Hispano-Suiza design concept render
POLY concept from IED Istituto Europeo di Design/Hispano Suiza

Hispano Suiza hasn’t spent a great deal of its 118-year history actually making cars, but in its early 20th century heyday it had a reputation for both elegance and technical innovation the envy of many other marques.

Most recently revived in 2019 with the Carmen electric sports car, the brand is once again aiming to forge a niche among the world’s boutique carmakers.

With a further nod to the future, Hispano Suiza has worked with students at the Istituto Europeo di Design (IED) in Turin to reinterpret one of the brand’s most significant historical models, the Alfonso XIII.

King Alfonso XIII of Spain driving his Hispano Suiza
King Alfonso XIII of Spain driving his Hispano Suiza of the same name. Hispano Suiza

Built for the eponymous King of Spain in 1911, the Alfonso XIII—also known as the T45—was a true sports car of its day, its 59 hp, four-cylinder engine enabling a top speed of 75 mph. It was, as the Fast Show used to say, great being king.

It’s not bad being a design student either, particularly when you’re given free rein to reinterpret a historically significant model. Under the advice and guidance of Hispano Suiza Design Director, Francesc Arenas, the third-year students at IED have created a series of eye-catching shapes, more than a few of which would look right at home on modern roads.

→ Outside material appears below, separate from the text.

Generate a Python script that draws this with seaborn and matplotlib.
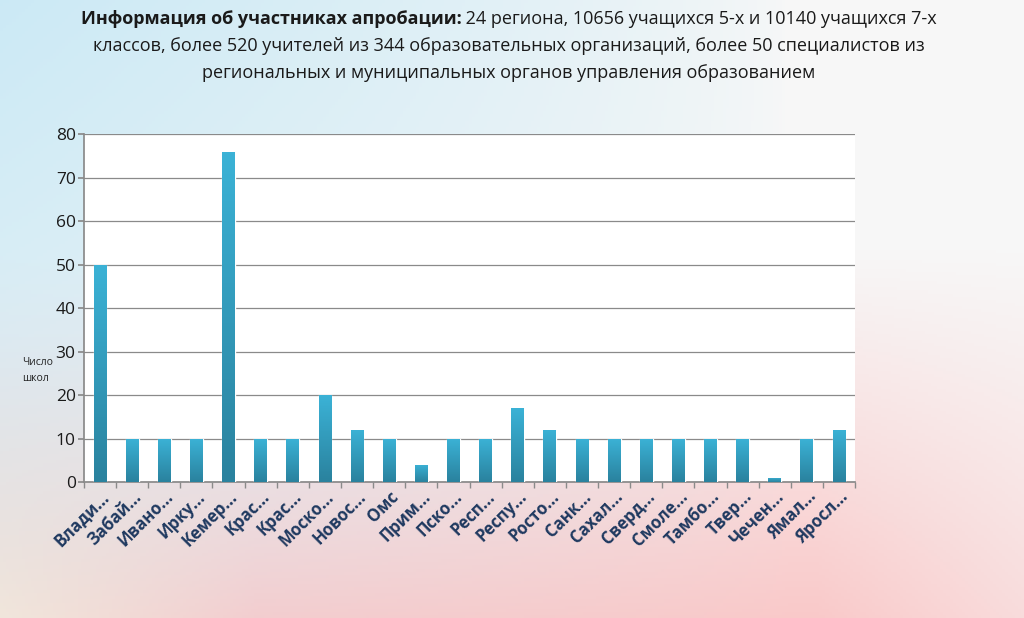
import numpy as np
import pandas as pd
import matplotlib
matplotlib.use("Agg")
import matplotlib.pyplot as plt
import seaborn as sns
from matplotlib.colors import LinearSegmentedColormap

regions = ["Влади...", "Забай...", "Ивано...", "Ирку...", "Кемер...", "Крас...", "Крас...",
           "Моско...", "Новос...", "Омс", "Прим...", "Пско...", "Респ...", "Респу...",
           "Росто...", "Санк...", "Сахал...", "Сверд...", "Смоле...", "Тамбо...", "Твер...",
           "Чечен...", "Ямал...", "Яросл..."]
schools = [50, 10, 10, 10, 76, 10, 10, 20, 12, 10, 4, 10, 10, 17, 12, 10, 10, 10, 10, 10, 10, 1, 10, 12]
yticks = [0, 10, 20, 30, 40, 50, 60, 70, 80]

sns.set_theme(style="white")
plt.rcParams["font.family"] = ["Open Sans", "DejaVu Sans"]

fig = plt.figure(figsize=(10.24, 6.18), dpi=100)

# background gradient
bg = fig.add_axes([0, 0, 1, 1], zorder=-10)
h, w = 200, 330
yy, xx = np.mgrid[0:1:h*1j, 0:1:w*1j]
blue = np.array([0.78, 0.91, 0.96])
white = np.array([0.97, 0.97, 0.97])
pink = np.array([0.98, 0.79, 0.79])
peach = np.array([0.98, 0.90, 0.84])
t_pink = np.clip((yy - 0.4) / 0.6, 0, 1)[..., None] * (1 - 0.4 * np.clip((xx - 0.8) / 0.2, 0, 1))[..., None]
t_peach = (np.clip((yy - 0.55) / 0.45, 0, 1) * np.clip(1 - xx * 4, 0, 1))[..., None]
t_blue = np.clip((1 - xx * 1.3) * (1 - yy * 0.9), 0, 1)[..., None] ** 0.7
img = white * (1 - t_pink) + pink * t_pink
img = img * (1 - t_peach) + peach * t_peach
img = img * (1 - 0.9 * t_blue) + blue * 0.9 * t_blue
bg.imshow(img, aspect="auto", extent=[0, 1, 0, 1], origin="upper")
bg.axis("off")

ax = fig.add_axes([0.082, 0.22, 0.753, 0.563])
df = pd.DataFrame({"region": range(len(regions)), "schools": schools})
sns.barplot(data=df, x="region", y="schools", ax=ax, color="#2E98B8", width=0.4,
            saturation=1, zorder=3)
ax.set_facecolor("white")
ax.set_ylim(0, 80)
ax.set_yticks(yticks)
ax.set_yticklabels([str(v) for v in yticks], fontsize=12.5, color="#1a1a1a")
ax.yaxis.grid(True, color="#8a8a8a", linewidth=0.9, zorder=0)
ax.set_axisbelow(True)
ax.set_xticks(range(len(regions)))
ax.set_xticklabels(regions, rotation=45, ha="right", rotation_mode="anchor",
                   fontsize=12, fontweight="bold", color="#1F3960")
ax.set_xlabel("")
ax.set_ylabel("")
for s in ["top", "right"]:
    ax.spines[s].set_visible(False)
for s in ["left", "bottom"]:
    ax.spines[s].set_color("#8a8a8a")
ax.tick_params(axis="y", length=4, color="#8a8a8a", left=True, pad=2)
ax.tick_params(axis="x", length=0, pad=4)
ax.set_xticks(np.arange(-0.5, len(regions), 1), minor=True)
ax.tick_params(axis="x", which="minor", length=4, color="#8a8a8a", bottom=True)

# gradient fill of bars (each bar its own top-to-bottom gradient)
cmap = LinearSegmentedColormap.from_list("g", ["#2A829E", "#3BB2D6"])
grad = np.linspace(0, 1, 100).reshape(-1, 1)
for p in list(ax.patches):
    x0 = p.get_x()
    bw, bh = p.get_width(), p.get_height()
    if bh <= 0:
        continue
    im = ax.imshow(grad, cmap=cmap, aspect="auto", origin="lower",
                   extent=[x0, x0 + bw, 0, bh], zorder=4)
    im.set_clip_path(p)
ax.set_xlim(-0.5, len(regions) - 0.5)
ax.set_ylim(0, 80)

fig.text(0.022, 0.40, "Число\nшкол", fontsize=7.5, color="#222222", ha="left", va="center",
         linespacing=1.6)

# title
fig.canvas.draw()
r = fig.canvas.get_renderer()
fs = 13
t1 = fig.text(0, 0, "Информация об участниках апробации:", fontsize=fs, fontweight="bold",
              color="#1a1a1a", va="baseline")
t2 = fig.text(0, 0, " 24 региона, 10656 учащихся 5-х и 10140 учащихся 7-х", fontsize=fs,
              color="#1a1a1a", va="baseline")
w1 = t1.get_window_extent(r).width
w2 = t2.get_window_extent(r).width
W = fig.bbox.width
xstart = (W * 0.497 - (w1 + w2) / 2)
yb = 1 - 24 / 618
t1.set_position((xstart / W, yb))
t2.set_position(((xstart + w1) / W, yb))
fig.text(0.497, 1 - 51 / 618,
         "классов, более 520 учителей из 344 образовательных организаций, более 50 специалистов из",
         fontsize=fs, color="#1a1a1a", ha="center", va="baseline")
fig.text(0.497, 1 - 78 / 618,
         "региональных и муниципальных органов управления образованием",
         fontsize=fs, color="#1a1a1a", ha="center", va="baseline")

fig.savefig("out.png", dpi=100)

There’s certainly real diversity in the studies. Some, like Anvil, Lucia, and Montserrat, take quite a literal approach to reviving a design from the 1910s, with narrow bodies and exposed wheels.

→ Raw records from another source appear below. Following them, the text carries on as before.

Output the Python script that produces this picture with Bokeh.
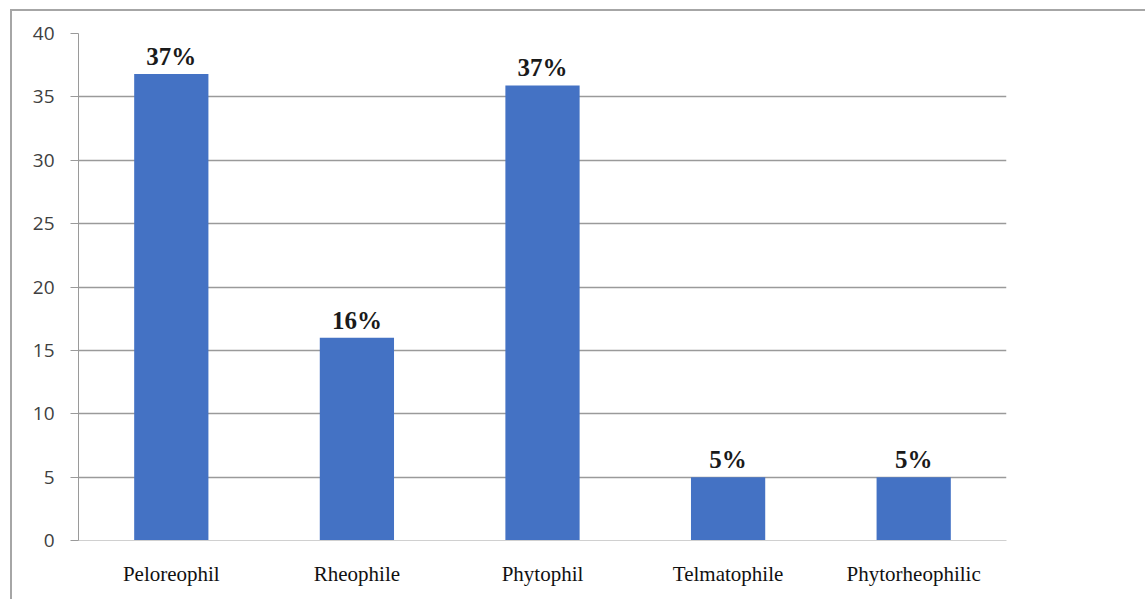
from bokeh.plotting import figure
from bokeh.models import ColumnDataSource, FixedTicker, Range1d
from bokeh.core.properties import value
from bokeh.embed import file_html
from bokeh.resources import INLINE

categories = ["Peloreophil", "Rheophile", "Phytophil", "Telmatophile", "Phytorheophilic"]
values = [36.8, 16, 35.9, 5, 5]
labels = ["37%", "16%", "37%", "5%", "5%"]
y_ticks = [0, 5, 10, 15, 20, 25, 30, 35, 40]

source = ColumnDataSource(dict(cat=categories, val=values, lab=labels))

p = figure(
    x_range=categories,
    y_range=Range1d(0, 40),
    width=1135, height=590,
    output_backend="svg", toolbar_location=None,
    min_border_left=66, min_border_right=141, min_border_top=22, min_border_bottom=61,
)
p.styles = {"margin-left": "10px", "margin-top": "9px",
            "border-top": "2px solid #a6a6a6", "border-left": "2px solid #a6a6a6"}
p.x_range.range_padding = 0
p.outline_line_color = None
p.background_fill_color = "white"
p.border_fill_color = "white"

p.vbar(x="cat", top="val", width=0.4, source=source, color="#4472C4", line_color=None)
p.text(x="cat", y="val", text="lab", source=source, text_align="center",
       text_baseline="bottom", y_offset=-4, text_font=value("Liberation Serif"),
       text_font_style="bold", text_font_size="25px", text_color="#1a1a1a")

p.xgrid.grid_line_color = None
p.ygrid.grid_line_color = "#9a9a9a"
p.ygrid.grid_line_width = 1.5
p.yaxis.ticker = FixedTicker(ticks=y_ticks)
p.yaxis.axis_line_color = "#9a9a9a"
p.yaxis.major_tick_line_color = "#9a9a9a"
p.yaxis.major_tick_out = 8
p.yaxis.major_tick_in = 0
p.yaxis.minor_tick_line_color = None
p.yaxis.major_label_standoff = 16
p.yaxis.major_label_text_font = "Open Sans"
p.yaxis.major_label_text_font_size = "19px"
p.yaxis.major_label_text_color = "#404040"

p.xaxis.axis_line_color = "#d0d0d0"
p.xaxis.major_tick_line_color = None
p.xaxis.major_label_standoff = 15
p.xaxis.major_label_text_font = "Liberation Serif"
p.xaxis.major_label_text_font_size = "21px"
p.xaxis.major_label_text_color = "#111111"

open("out.html", "w").write(file_html(p, INLINE))
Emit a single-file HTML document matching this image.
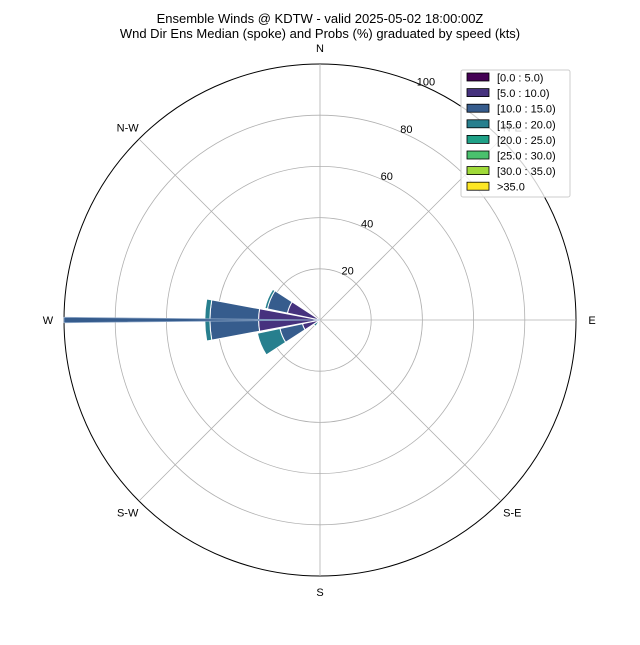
<!DOCTYPE html>
<html><head><meta charset="utf-8"><style>
body{margin:0;background:#fff;}
svg text{font-family:"Liberation Sans","DejaVu Sans",sans-serif;}
</style></head><body>
<svg id="chart" width="640" height="640" viewBox="0 0 640 640" xmlns="http://www.w3.org/2000/svg">
<rect width="640" height="640" fill="#fff"/>
<text x="320" y="23" font-size="13" text-anchor="middle">Ensemble Winds @ KDTW - valid 2025-05-02 18:00:00Z</text>
<text x="320" y="38" font-size="13" text-anchor="middle">Wnd Dir Ens Median (spoke) and Probs (%) graduated by speed (kts)</text>
<g id="grid"></g>
<g id="bars"></g>
<g id="labels"></g>
<g id="legend"></g>
</svg>
<script>
const speedBins = ["[0.0 : 5.0)","[5.0 : 10.0)","[10.0 : 15.0)","[15.0 : 20.0)","[20.0 : 25.0)","[25.0 : 30.0)","[30.0 : 35.0)",">35.0"];
const binColors = ["#440154","#46327e","#365c8d","#277f8e","#1fa187","#4ac16d","#a0da39","#fde725"];
const directions = [225, 247.5, 270, 292.5];
// probabilities (%) per speed bin for each direction
const probs0to5 = [0, 1, 1, 1];
const probs5to10 = [0, 6, 23, 12];
const probs10to15 = [1, 9, 19, 8];
const probs15to20 = [2, 9, 2, 1];
const spokeDir = 270;
const spokeValue = 100;
const rTicks = [20, 40, 60, 80, 100];
const compassLabels = ["N","N-E","E","S-E","S","S-W","W","N-W"];

const NS = "http://www.w3.org/2000/svg";
const cx = 320, cy = 320, R = 256, rMax = 100;
function rScale(v){ return v / rMax * R; }
function pt(deg, r){ const a = deg*Math.PI/180; return [cx + r*Math.sin(a), cy - r*Math.cos(a)]; }
function mk(tag, attrs, parent){ const e = document.createElementNS(NS, tag); for (const k in attrs) e.setAttribute(k, attrs[k]); parent.appendChild(e); return e; }
function wedge(dir, half, r0, r1){
  const a = pt(dir-half, r0), b = pt(dir-half, r1), c = pt(dir+half, r1), d = pt(dir+half, r0);
  return `M${a[0]},${a[1]} L${b[0]},${b[1]} A${r1},${r1} 0 0 1 ${c[0]},${c[1]} L${d[0]},${d[1]} A${r0},${r0} 0 0 0 ${a[0]},${a[1]} Z`;
}
const grid = document.getElementById('grid');
rTicks.forEach((t) => {
  const c = mk('circle', {cx, cy, r: rScale(t), fill: 'none', stroke: t===rMax?'#000':'#b0b0b0', 'stroke-width': t===rMax?1:0.8}, grid);
  
  
});
for (let i = 0; i < 8; i++) {
  const p = pt(i*45, R);
  const l = mk('line', {x1: cx, y1: cy, x2: p[0], y2: p[1], stroke: '#b0b0b0', 'stroke-width': 0.8}, grid);
  
  
}
const bars = document.getElementById('bars');
const series = [probs0to5, probs5to10, probs10to15, probs15to20];
directions.forEach((d, j) => {
  let cum = 0;
  series.forEach((s, k) => {
    const v = s[j]; if (!v) return;
    const p = mk('path', {d: wedge(d, 10.5, rScale(cum), rScale(cum+v)), fill: binColors[k], stroke: '#fff', 'stroke-width': 1}, bars);
    
    
    cum += v;
  });
});
const sp = mk('path', {d: wedge(spokeDir, 0.6, 0, rScale(spokeValue)), fill: '#365c8d', stroke: '#8fa8c8', 'stroke-width': 0.8}, bars);


const labels = document.getElementById('labels');
compassLabels.forEach((t, i) => {
  const p = pt(i*45, R + 16);
  const tx = mk('text', {x: p[0], y: p[1] + 4, 'font-size': 11, 'text-anchor': 'middle', fill: '#000'}, labels);
  tx.textContent = t;
  
  
});
rTicks.forEach((t) => {
  const p = pt(22.5, rScale(t));
  const tx = mk('text', {x: p[0] + 8, y: p[1] + 2, 'font-size': 11, 'text-anchor': 'middle', fill: '#000'}, labels);
  tx.textContent = t;
  
  
});
const lg = document.getElementById('legend');
const box = mk('rect', {x: 461, y: 70, width: 109, height: 127, rx: 2, fill: '#fff', 'fill-opacity': 0.8, stroke: '#ccc'}, lg);


speedBins.forEach((b, i) => {
  const y = 78 + i*15.6;
  const r = mk('rect', {x: 467, y: y - 5, width: 22, height: 8, fill: binColors[i], stroke: '#000', 'stroke-width': 0.8}, lg);
  
  
  const tx = mk('text', {x: 497, y: y + 3.5, 'font-size': 11, fill: '#000'}, lg);
  tx.textContent = b;
  
  
});
</script>
</body></html>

Others have gone down a more overtly modern path with enclosed cockpits and covered wheels. If we had to pick just one ourselves, the nod would perhaps go to LILY—a tandem roadster that, but for a pair of rear wheels out on pods, would make a mighty fine rival for Morgan’s upcoming three-wheeler.

Each is designed in celebration too of Hispano Suiza’s upcoming 120th anniversary, in 2024. “I am extremely proud to collaborate with the IED of Turin and to be able to offer the necessary tools to its students so that they let their imagination fly.” said Arenas.

“Innovation and passion for design are key elements in the history, present and future of Hispano Suiza.”